Last week the Los Angeles times reported that the California State University system has taken a bizarre approach to trying to increase tuition revenues during its 2013 spring term.

The system, trying to prepare for a possible $250-million cut, is reportedly planning on denying admission to California residents—whose tuition is subsidized—in favor of the higher tuition brought in by out-of-state and international students. Non-California residents pay an additional $372 per semester unit.

The move would significantly change CSU’s student population. For the fall 2012 semester, approximately 95 percent of students are California residents.

Originally, the plan laid out by Cal State was to freeze enrollment for the spring 2013 term. It would have allowed 10 campuses to accept new students, who would have been limited to community college transfer students and a few other special cases.
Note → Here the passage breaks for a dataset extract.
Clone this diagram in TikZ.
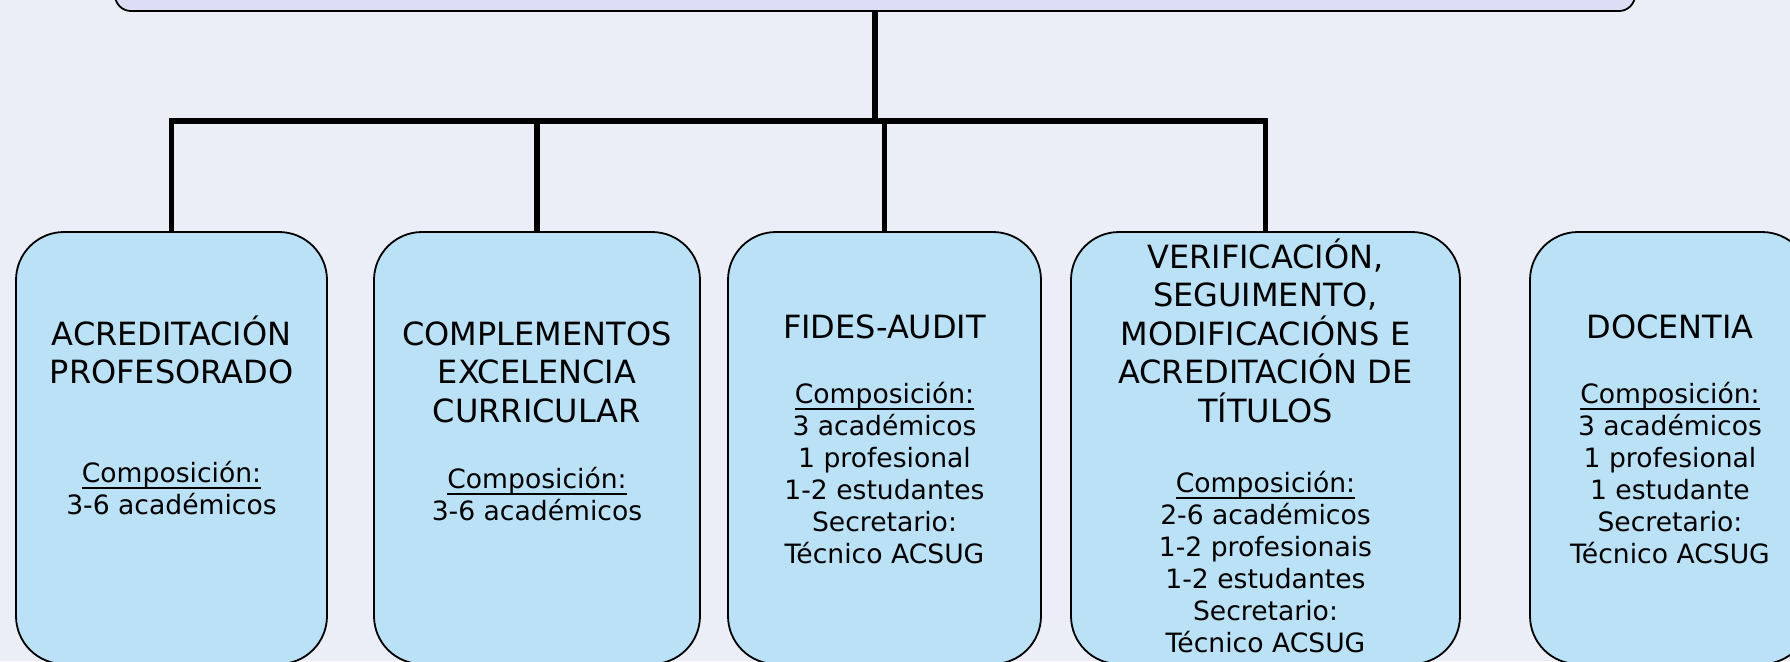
\documentclass[tikz,border=0pt]{standalone}
\usepackage{fontspec}
\setmainfont{DejaVu Sans}
\definecolor{fondo}{RGB}{236,238,247}
\definecolor{lila}{RGB}{220,222,246}
\definecolor{ceo}{RGB}{186,225,246}
\tikzset{
	caixa/.style={draw=black,line width=0.9pt,fill=ceo,rounded corners=24pt,inner sep=0pt},
	trazo/.style={line width=2.6pt,line join=miter},
	titulo/.style={font=\fontsize{16}{19.25}\selectfont,align=center,inner sep=0pt,anchor=north},
	corpo/.style={font=\fontsize{13.3}{16}\selectfont,align=center,inner sep=0pt,anchor=north}
}
\newcommand{\tstrut}{\rule{0pt}{16pt}}
\newcommand{\cstrut}{\rule{0pt}{12pt}}
\newcommand{\subl}[1]{\setbox0\hbox{#1}\rlap{\rule[-3.4pt]{\wd0}{0.9pt}}\box0}
\begin{document}
\begin{tikzpicture}[x=0.5pt,y=-0.5pt]
		\fill[fondo] (0,0) rectangle (1790,661);
		\useasboundingbox (0,0) rectangle (1790,661);
		\node[caixa,fill=lila,rounded corners=8pt,minimum width=760pt,minimum height=40pt] (top) at (875,-29) {};
		\node[caixa,minimum width=155.5pt,minimum height=216pt] (b1) at (171.5,448) {};
		\node[caixa,minimum width=163pt,minimum height=216pt] (b2) at (537,448) {};
		\node[caixa,minimum width=156.5pt,minimum height=216pt] (b3) at (884.5,448) {};
		\node[caixa,minimum width=194.5pt,minimum height=216pt] (b4) at (1265.5,448) {};
		\node[caixa,minimum width=140pt,minimum height=216pt] (b5) at (1670,448) {};
		\coordinate (bar) at (875,121);
		\draw[trazo] (top.south) -- (bar);
		\draw[trazo] (b1.north) |- (bar) -| (b4.north);
		\draw[trazo] (b2.north) -- (b2.north |- bar);
		\draw[trazo] (b3.north) -- (b3.north |- bar);
		\node[titulo] (t1) at (171.5,313) {\tstrut ACREDITACIÓN\\PROFESORADO};
		\node[corpo] (c1) at (171.5,458) {\cstrut\subl{Composición:}\\3-6 académicos};
		\node[titulo] (t2) at (537,313) {\tstrut COMPLEMENTOS\\EXCELENCIA\\CURRICULAR};
		\node[corpo] (c2) at (537,464) {\cstrut\subl{Composición:}\\3-6 académicos};
		\node[titulo] (t3) at (884.5,306) {\tstrut FIDES-AUDIT};
		\node[corpo] (c3) at (884.5,379) {\cstrut\subl{Composición:}\\3 académicos\\1 profesional\\1-2 estudantes\\Secretario:\\Técnico ACSUG};
		\node[titulo] (t4) at (1265.5,236) {\tstrut VERIFICACIÓN,\\SEGUIMENTO,\\MODIFICACIÓNS E\\ACREDITACIÓN DE\\TÍTULOS};
		\node[corpo] (c4) at (1265.5,468) {\cstrut\subl{Composición:}\\2-6 académicos\\1-2 profesionais\\1-2 estudantes\\Secretario:\\Técnico ACSUG};
		\node[titulo] (t5) at (1670,306) {\tstrut DOCENTIA};
		\node[corpo] (c5) at (1670,379) {\cstrut\subl{Composición:}\\3 académicos\\1 profesional\\1 estudante\\Secretario:\\Técnico ACSUG};
\end{tikzpicture}
\end{document}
A spokesman told the LA Times that non-resident undergraduate and graduate students would be exempt from the freeze due to the higher tuition they bring in.

“We need to make appropriate enrollment cuts and that, unfortunately, has to be California residents,” he said. “If a campus has a program with the capacity to bring in students who are not subsidized and who are paying for the entirety of instruction, they could … bring in additional revenue that could go to benefit state residents.”

David Allison, the president of Cal State’s Student Association, told the Times that while he understood the rationale for tough decisions to be made, the resident enrollment freeze runs against Cal State’s mission.

“I do buy the fact that because of budget cuts, a lot of tough decisions have to be made,” he said. “The mission of Cal State is accessibility and affordability.… I find it troubling that students who are not California residents are being given priority.”